"Lame duck" Congress has some fun

In a final, late-night surge of legislating, the 109th Congress passed $45 billion in tax cuts and a trade package affecting at least 150 developing nations, as well as a range of smaller bills on issues from healthcare to energy. But they left most of the current fiscal year's spending decisions to the next Congress...

The 11th-hour output includes popular tax extenders, such as the research and development tax credit for businesses and the tax break for college tuition. It also includes more controversial provisions, such as opening some 8.3 million acres along the Gulf Coast to oil and gas drilling, and a trade deal with Haiti that could hurt US textile interests....

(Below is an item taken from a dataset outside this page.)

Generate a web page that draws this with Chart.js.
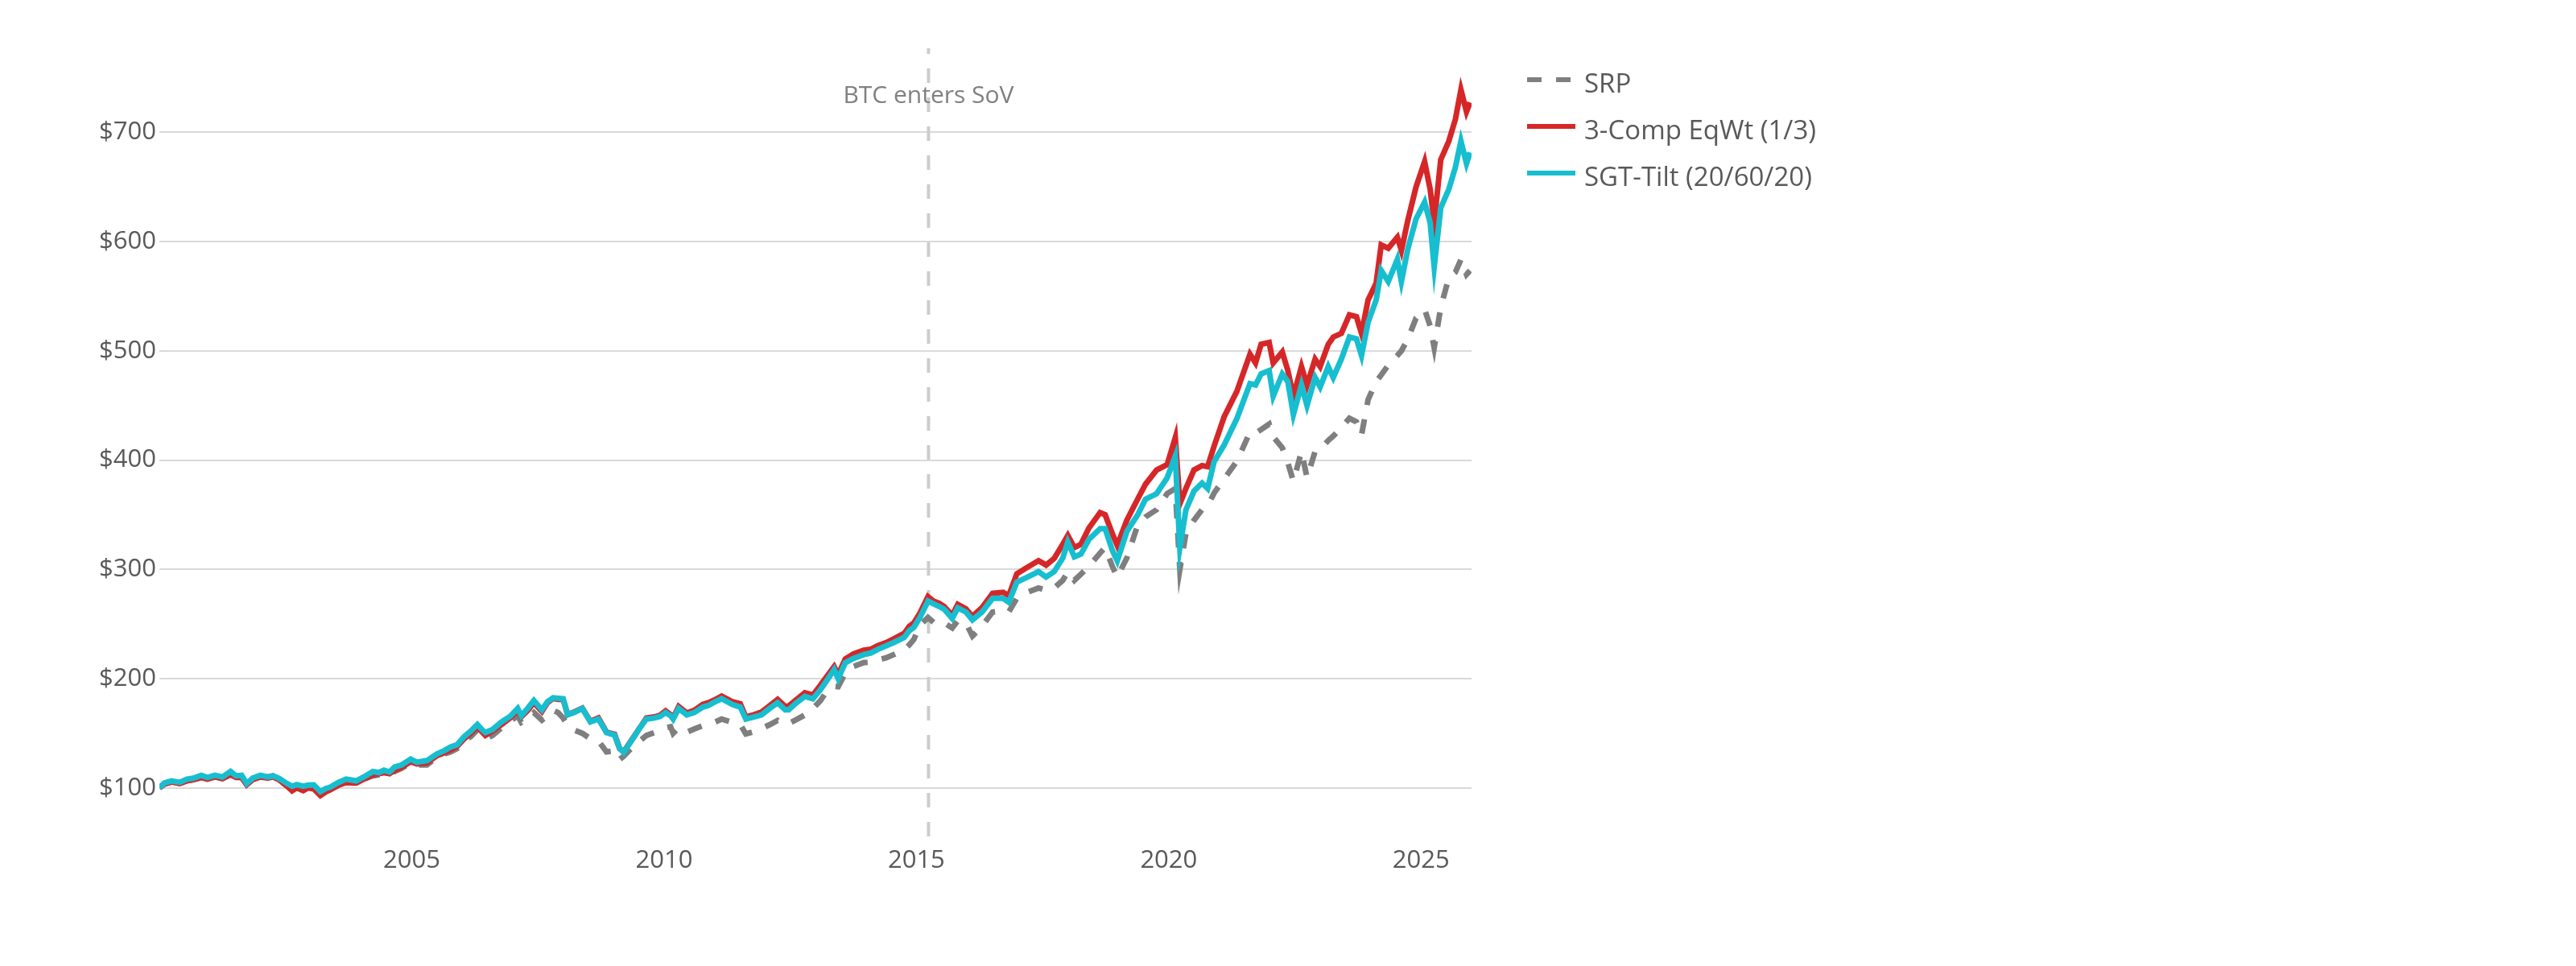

As late as Friday, eight senators from textile states were threatening to block the omnibus trade and tax bill unless a proposal to lift tariffs on clothing manufactured in Haiti was removed. They said it would open US markets even further to unfair competition from China, but they fell short of the votes needed to prevail. "It's stunning that the House leadership and Senate as its last act before it adjourns is going to ramrod a job-destroying trade bill past the Congress," said Auggie Tantillo, executive director of the American Manufacturing Trade Action Coalition, before Friday's vote. In response, backers said the trade package, including permanent normal trade relations with Vietnam, will lower costs for US manufacturers and consumers. "This legislation will help to create stronger trading partners for the future, while also recognizing our responsibility as having one of the world's strongest economies to help developing countries grow," said House Ways and Means Chairman Bill Thomas (R) of California in a statement after the 212-to-184 House vote.

The 109th Congress also voted to postpone completing nine of 11 FY 2007 spending bills until Feb. 15, forcing Democrats to take up divisive spending issues as they are ramping up in the next Congress. "It's real act of defiance by the lame-duck Congress and a conscious attempt to set up a political problem for the next Congress," says Julian Zelizer, a congressional historian at the Boston University. "It's more than just leaving a budgetary mess. It's creating a huge problem in how Democrats will solve the tension within their party between fiscal conservatives and those who want to start new spending initiatives and how Democrats will deal with corruption and whole pork-barrel issues," he adds.